Akvaplan-niva researcher Lionel Camus together with his colleagues Jenny Bytingsvik and Luca Tassara has conducted ecotoxicological research in collaboration with CEDRE (France) and North Carolina Wilmington University (USA). The project was funded by the American Petroleum Institute (API).

The aim of the study was to characterize the sensitivity of three deep-water species to oil&gas; associated aromatic compounds, chemical dispersant (Corexit), and Alaskan North Slope crude oil. The three species were the northern shrimps (Pandalus borealis) the stony corals (Lophelia pertusa) and the deep-water sablefish of the Pacific (Anoplopoma fimbria).

Photo: Northern shrimps (Pandalus borealis)
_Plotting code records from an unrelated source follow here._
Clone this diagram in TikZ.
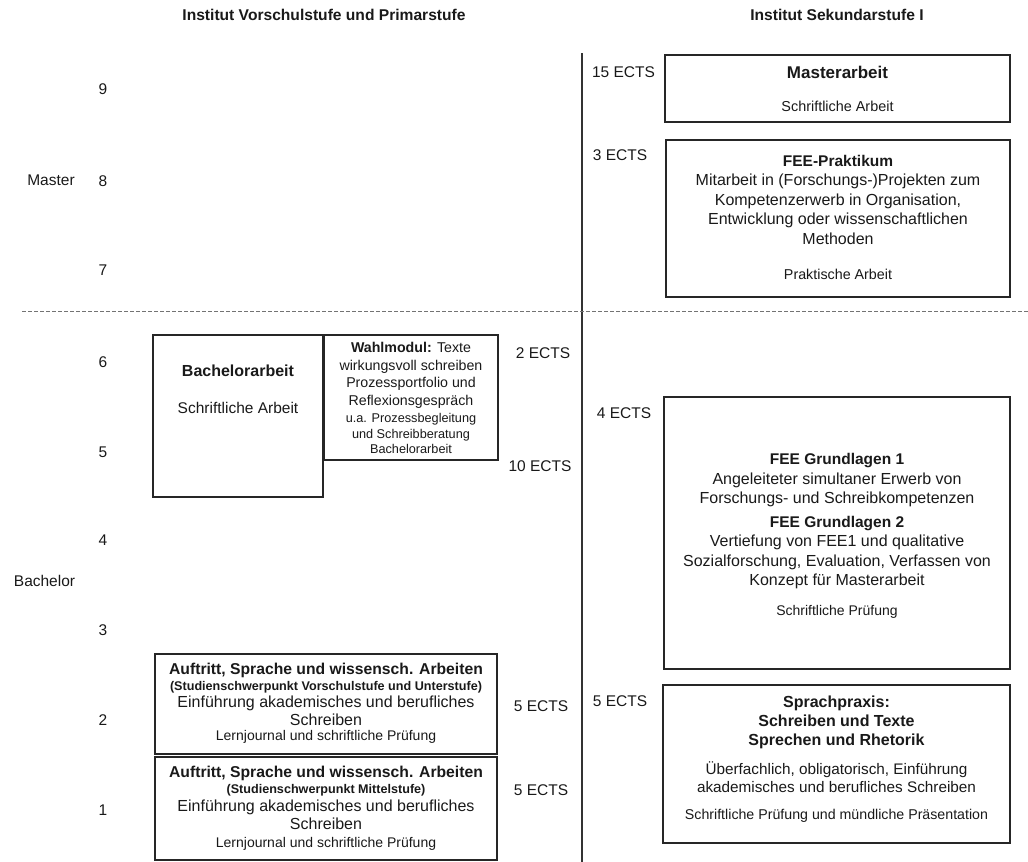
\documentclass[tikz,border=0pt]{standalone}
\usepackage{fontspec}
\setmainfont{Liberation Sans}
\newcommand\fz[2]{\fontsize{#1}{#2}\selectfont}
\begin{document}
\begin{tikzpicture}[x=1pt,y=-1pt,
  box/.style={draw=black!85, line width=1.1pt, inner sep=0pt},
  txt/.style={align=center, inner sep=0pt, text=black!90},
  lbl/.style={inner sep=0pt, text=black!90, font=\fz{15.5}{18}},
  hdr/.style={inner sep=0pt, text=black!90, font=\bfseries\fz{15.6}{18}}]
\useasboundingbox (0,0) rectangle (1028,862);

% headers
\node[hdr] (h1) at (324,15) {Institut Vorschulstufe und Primarstufe};
\node[hdr] (h2) at (837,15) {Institut Sekundarstufe I};

% separators
\coordinate (vtop) at (582,53);
\coordinate (vbot) at (582,862);
\draw[line width=1.5pt, black!80] (vtop) -- (vbot);
\coordinate (dl) at (22,311);
\coordinate (dr) at (1028,311);
\draw[black!55, line width=0.8pt, dash pattern=on 4pt off 2pt] (dl) -- (dr);

% level labels
\node[lbl] (master) at (51,180) {Master};
\node[lbl] (bachelor) at (44.5,581) {Bachelor};

% semesters
\node[lbl] (s9) at (103,89) {9};
\node[lbl] (s8) at (103,181) {8};
\node[lbl] (s7) at (103,270) {7};
\node[lbl] (s6) at (103,362) {6};
\node[lbl] (s5) at (103,452) {5};
\node[lbl] (s4) at (103,540) {4};
\node[lbl] (s3) at (103,630) {3};
\node[lbl] (s2) at (103,720) {2};
\node[lbl] (s1) at (103,810) {1};

% ECTS labels
\node[lbl] (e15) at (623.5,72) {15 ECTS};
\node[lbl] (e3) at (620,155) {3 ECTS};
\node[lbl] (e2) at (543,353) {2 ECTS};
\node[lbl] (e10) at (540,466) {10 ECTS};
\node[lbl] (e4) at (624,413) {4 ECTS};
\node[lbl] (e5a) at (541,706) {5 ECTS};
\node[lbl] (e5b) at (541,790) {5 ECTS};
\node[lbl] (e5c) at (620,701) {5 ECTS};

% Masterarbeit
\node[box, minimum width=345pt, minimum height=67pt] (ma) at (837.5,88.5) {};
\node[txt, font=\fz{16}{20}] (mat) at (837.5,89) {{\bfseries\fz{17}{20}Masterarbeit}\\[13pt]{\fz{14.4}{20}Schriftliche Arbeit}};

% FEE-Praktikum
\node[box, minimum width=344pt, minimum height=157pt] (fp) at (838,218.5) {};
\node[txt, font=\fz{16}{19.5}] (fpt) at (838,217) {{\bfseries\fz{15.5}{19.5}FEE-Praktikum}\\Mitarbeit in (Forschungs-)Projekten zum\\Kompetenzerwerb in Organisation,\\Entwicklung oder wissenschaftlichen\\Methoden\\[15.5pt]{\fz{14.3}{19.5}Praktische Arbeit}};

% Bachelorarbeit
\node[box, minimum width=170pt, minimum height=162pt] (ba) at (238,416) {};
\node[txt, font=\fz{15.5}{20}] (bat) at (238,389) {{\bfseries\fz{16}{20}Bachelorarbeit}\\[17pt]Schriftliche Arbeit};

% Wahlmodul
\node[box, minimum width=174pt, minimum height=125pt] (wm) at (411,397.5) {};
\node[txt, font=\fz{14.2}{17.5}] (wmt) at (411,398) {{\bfseries Wahlmodul:} Texte\\wirkungsvoll schreiben\\Prozessportfolio und\\Reflexionsgespräch\\[-0.5pt]{\fz{12.7}{17.5}u.a. Prozessbegleitung}\\[-1.5pt]{\fz{12.7}{17.5}und Schreibberatung}\\[-2.5pt]{\fz{12.7}{17.5}Bachelorarbeit}};

% FEE Grundlagen
\node[box, minimum width=346pt, minimum height=272pt] (fg) at (837,533) {};
\node[txt, font=\fz{16}{19.5}] (fgt) at (837,536) {{\bfseries\fz{15.5}{19.5}FEE Grundlagen 1}\\Angeleiteter simultaner Erwerb von\\Forschungs- und Schreibkompetenzen\\[4pt]{\bfseries\fz{15.5}{19.5}FEE Grundlagen 2}\\Vertiefung von FEE1 und qualitative\\Sozialforschung, Evaluation, Verfassen von\\Konzept für Masterarbeit\\[10pt]{\fz{14}{19.5}Schriftliche Prüfung}};

% Auftritt 1
\node[box, minimum width=342pt, minimum height=100pt] (a1) at (326,704) {};
\node[txt, font=\fz{16}{17.5}] (a1t) at (326,703.5) {{\bfseries\fz{15.7}{17.5}Auftritt, Sprache und wissensch. Arbeiten}\\[-1.5pt]{\bfseries\fz{12.6}{17.5}(Studienschwerpunkt Vorschulstufe und Unterstufe)}\\[-1pt]Einführung akademisches und berufliches\\[0.5pt]Schreiben\\[-2.5pt]{\fz{14}{17.5}Lernjournal und schriftliche Prüfung}};

% Auftritt 2
\node[box, minimum width=342pt, minimum height=103pt] (a2) at (326,808.5) {};
\node[txt, font=\fz{16}{17.5}] (a2t) at (326,808) {{\bfseries\fz{15.7}{17.5}Auftritt, Sprache und wissensch. Arbeiten}\\[-1pt]{\bfseries\fz{12.6}{17.5}(Studienschwerpunkt Mittelstufe)}\\Einführung akademisches und berufliches\\[0.5pt]Schreiben\\[0.5pt]{\fz{14}{17.5}Lernjournal und schriftliche Prüfung}};

% Sprachpraxis
\node[box, minimum width=347pt, minimum height=158pt] (sp) at (836.5,764) {};
\node[txt, font=\fz{15.3}{19}] (spt) at (836.5,759.5) {{\bfseries\fz{16}{19}Sprachpraxis:}\\{\bfseries\fz{16}{19}Schreiben und Texte}\\{\bfseries\fz{16}{19}Sprechen und Rhetorik}\\[10pt]Überfachlich, obligatorisch, Einführung\\[-1pt]akademisches und berufliches Schreiben\\[8pt]{\fz{14.2}{19}Schriftliche Prüfung und mündliche Präsentation}};
\end{tikzpicture}
\end{document}
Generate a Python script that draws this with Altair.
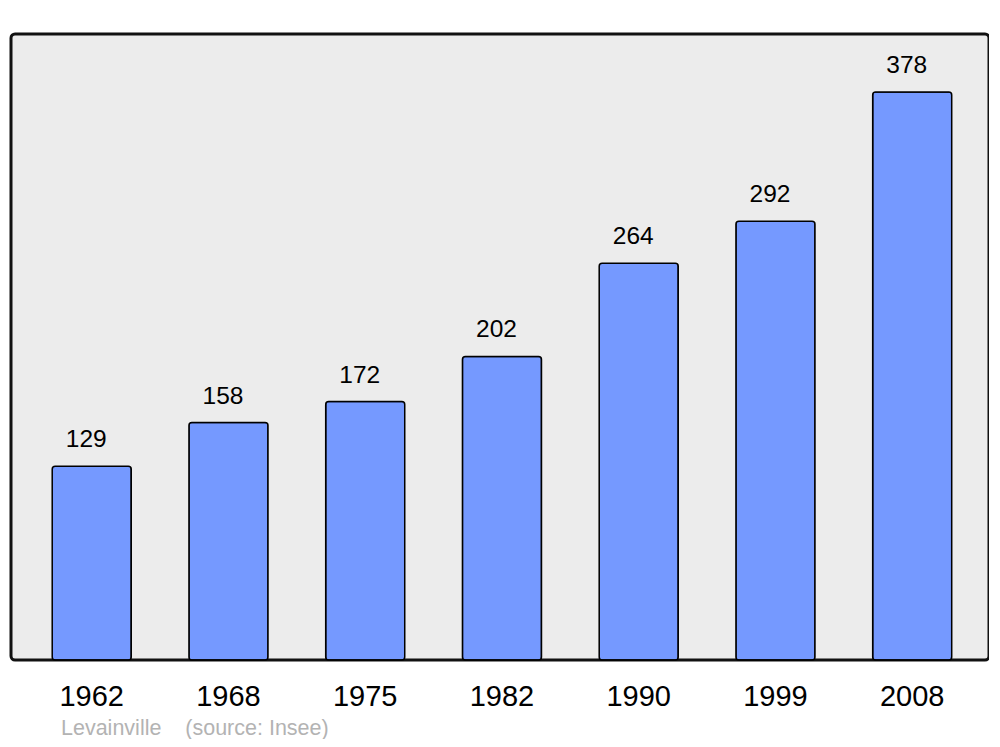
import altair as alt
import pandas as pd

years = ["1962", "1968", "1975", "1982", "1990", "1999", "2008"]
population = [129, 158, 172, 202, 264, 292, 378]
caption = "Levainville\u00a0\u00a0\u00a0\u00a0(source: Insee)"

df = pd.DataFrame({"year": years, "pop": population})

FONT = "Liberation Sans"

x = alt.X("year:N", sort=years,
          scale=alt.Scale(paddingInner=0.422, paddingOuter=0.287, align=0.525),
          axis=alt.Axis(title=None, ticks=False, domain=False, labelAngle=0,
                        labelFontSize=29, labelColor="#000000", labelFont=FONT,
                        labelPadding=22, grid=False))
y = alt.Y("pop:Q", scale=alt.Scale(domain=[0, 416.6], nice=False, zero=True),
          axis=None)

bars = alt.Chart(df).mark_bar(
    color="#7599ff", stroke="#000000", strokeWidth=1.5, cornerRadius=3
).encode(x=x, y=y)

labels = alt.Chart(df).mark_text(
    fontSize=24.5, font=FONT, color="#000000", baseline="alphabetic", dy=-19, dx=-5.5
).encode(x=x, y=y, text="pop:Q")

chart = alt.layer(bars, labels).properties(
    width=978, height=626,
    autosize=alt.AutoSizeParams(type="none"),
    padding={"left": 3, "top": 26, "right": 0, "bottom": 79},
    title=alt.TitleParams(caption, orient="bottom", anchor="start", dx=50, offset=7,
                          fontSize=21.5, font=FONT, color="#b3b3b3",
                          fontWeight="normal"),
).configure(
    background="#ffffff"
).configure_view(
    fill="#ececec", stroke="#111111", strokeWidth=3, cornerRadius=4
)

chart.save("out.html", embed_options={"renderer": "svg", "actions": False})
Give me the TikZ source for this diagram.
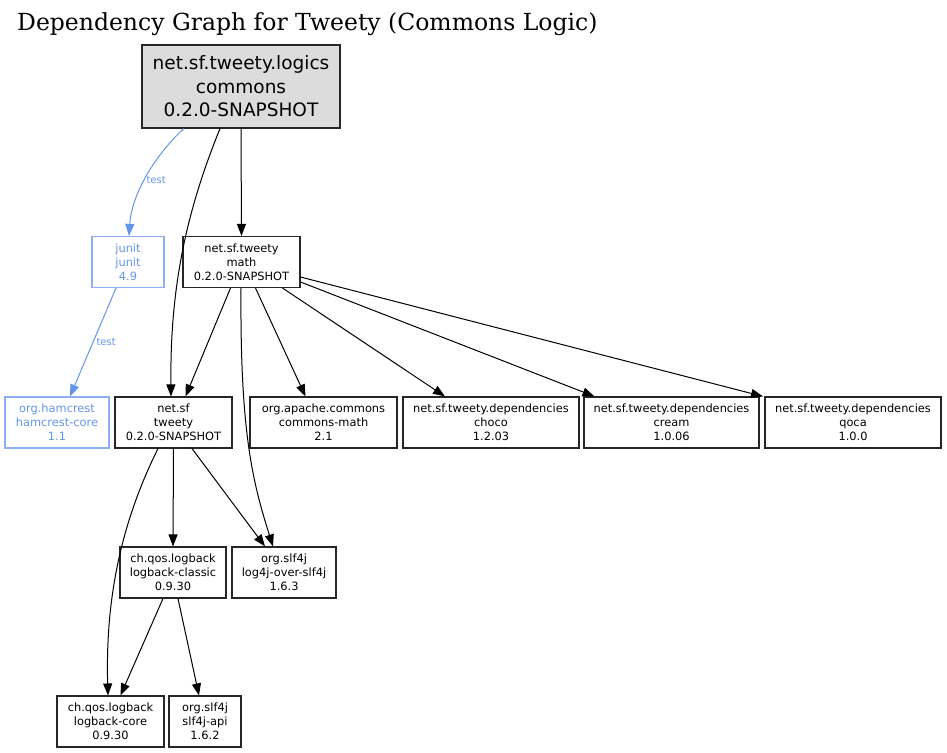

Results showed that corals were more sensitive to dispersant than shrimps. The species have a similar degree of sensitivity for hydrocarbons. Sablefish are sensitive to the chemical dispersant within the range reported for other fish species. However, accumulated oil compounds in sablefish lies at the lower end of the sensitivity range that has been established for aquatic species.

Photo: Coral experiment set up

Overall, project findings indicate that deep-sea species exhibit the same acute sensitivity to dispersant, hydrocarbons and oil as pelagic species. This novel data set are published in Environmental Toxicology and Chemistry (DOI: 10.1002/etc.4165) and Marine Pollution Bulletin (DOI: 10.1016/j.marpolbul.2020.111202) and are available for stakeholders for managing deep-water oil spill and for decision making related to subsea dispersant injection at high depth.